#### GIVEN PROBLEM
Scan the listing and work out how many lines contain the word "seaborn". Nothing but the number should be given.
┌──
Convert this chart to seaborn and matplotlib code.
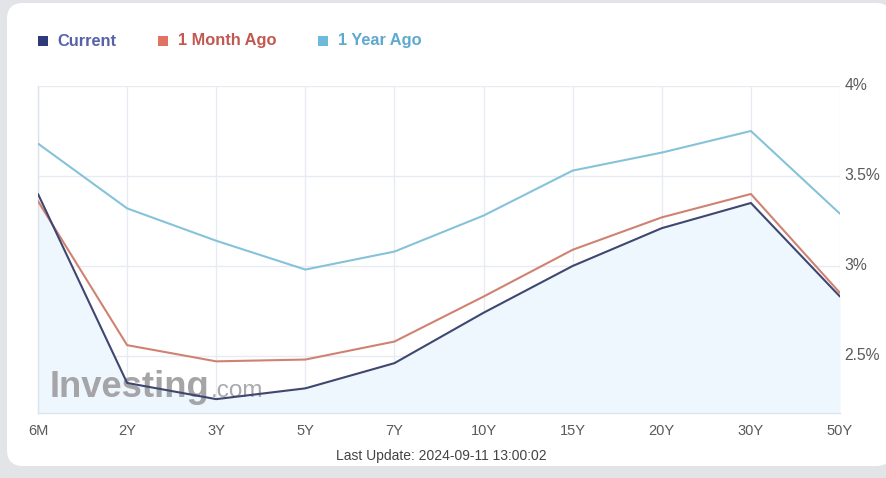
import matplotlib
matplotlib.use("Agg")
import matplotlib.pyplot as plt
from matplotlib.patches import FancyBboxPatch, Rectangle
import seaborn as sns
import pandas as pd
import numpy as np

maturities = ["6M", "2Y", "3Y", "5Y", "7Y", "10Y", "15Y", "20Y", "30Y", "50Y"]
current = [3.40, 2.35, 2.26, 2.32, 2.46, 2.74, 3.00, 3.21, 3.35, 2.83]
month_ago = [3.36, 2.56, 2.47, 2.48, 2.58, 2.83, 3.09, 3.27, 3.40, 2.85]
year_ago = [3.68, 3.32, 3.14, 2.98, 3.08, 3.28, 3.53, 3.63, 3.75, 3.29]
series_names = ["Current", "1 Month Ago", "1 Year Ago"]
y_ticks = [2.5, 3.0, 3.5, 4.0]
y_tick_labels = ["2.5%", "3%", "3.5%", "4%"]
update_text = "Last Update: 2024-09-11 13:00:02"

line_colors = {"Current": "#3F4770", "1 Month Ago": "#D08272", "1 Year Ago": "#86C3DA"}
marker_colors = {"Current": "#2E3A7A", "1 Month Ago": "#E07362", "1 Year Ago": "#6FBADB"}
text_colors = {"Current": "#5661A8", "1 Month Ago": "#C2584F", "1 Year Ago": "#5EA9CE"}

sns.set_theme(style="white")
plt.rcParams["font.family"] = ["Liberation Sans", "DejaVu Sans"]

pos = np.arange(len(maturities))
df = pd.DataFrame({
    "pos": np.concatenate([pos, pos, pos]),
    "value": current + month_ago + year_ago,
    "series": np.repeat(series_names, len(maturities)),
})

fig = plt.figure(figsize=(8.86, 4.78), dpi=100)
fig.patch.set_facecolor("#E3E4E8")
card = FancyBboxPatch((7 / 886, 12 / 478), 885 / 886, 463 / 478,
                      boxstyle="round,pad=0,rounding_size=0.018",
                      transform=fig.transFigure, facecolor="white",
                      edgecolor="none", zorder=-5, mutation_aspect=886 / 478)
fig.patches.append(card)

ax = fig.add_axes([38 / 886, 1 - 413 / 478, 802 / 886, 327 / 478])
ax.set_zorder(2)
ax.set_facecolor("none")
ymin, ymax = 2.183, 4.0
ax.fill_between(pos, current, ymin, color="#EEF6FE", zorder=1, lw=0)

# watermark
ax.text(0.014, 0.05, "Investing", transform=ax.transAxes,
        fontsize=26.2, fontweight="bold", color="#A5A5A7", zorder=2, va="baseline")
ax.text(0.2155, 0.05, ".com", transform=ax.transAxes,
        fontsize=17.5, color="#A9A9AB", zorder=2, va="baseline")

sns.lineplot(data=df, x="pos", y="value", hue="series", palette=line_colors,
             hue_order=["1 Year Ago", "1 Month Ago", "Current"],
             linewidth=1.5, ax=ax, legend=False, sort=False, zorder=3)

ax.set_xlim(0, len(maturities) - 1)
ax.set_ylim(ymin, ymax)
ax.set_xticks(pos)
ax.set_xticklabels(maturities)
ax.yaxis.tick_right()
ax.set_yticks(y_ticks)
ax.set_yticklabels(y_tick_labels)
ax.tick_params(axis="y", length=0, pad=3, labelsize=11.3, labelcolor="#5A5A5A")
ax.tick_params(axis="x", length=0, pad=8, labelsize=10.5, labelcolor="#5A5A5A")
ax.set_xlabel("")
ax.set_ylabel("")
for t in ax.get_yticklabels():
    t.set_verticalalignment("center")
ax.grid(True, color="#E8EBF2", linewidth=1, zorder=0)
ax.set_axisbelow(True)
for s in ["top", "right"]:
    ax.spines[s].set_visible(False)
for s in ["left", "bottom"]:
    ax.spines[s].set_color("#DDE3EC")
    ax.spines[s].set_linewidth(1)

# legend
leg_items = [(38, 57), (158, 178), (318, 338)]
for name, (sx, tx) in zip(series_names, leg_items):
    fig.patches.append(Rectangle((sx / 886, 1 - 46 / 478), 10 / 886, 10 / 478,
                                 transform=fig.transFigure,
                                 facecolor=marker_colors[name], edgecolor="none"))
    fig.text(tx / 886, 1 - 41 / 478, name, fontsize=11.8, fontweight="bold",
             color=text_colors[name], va="center", ha="left")

fig.text(441 / 886, 1 - 456 / 478, update_text, fontsize=10, color="#444444",
         ha="center", va="center")

fig.savefig("out.png", dpi=100, facecolor=fig.get_facecolor())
└──
#### ANSWER TO THIS TASK
2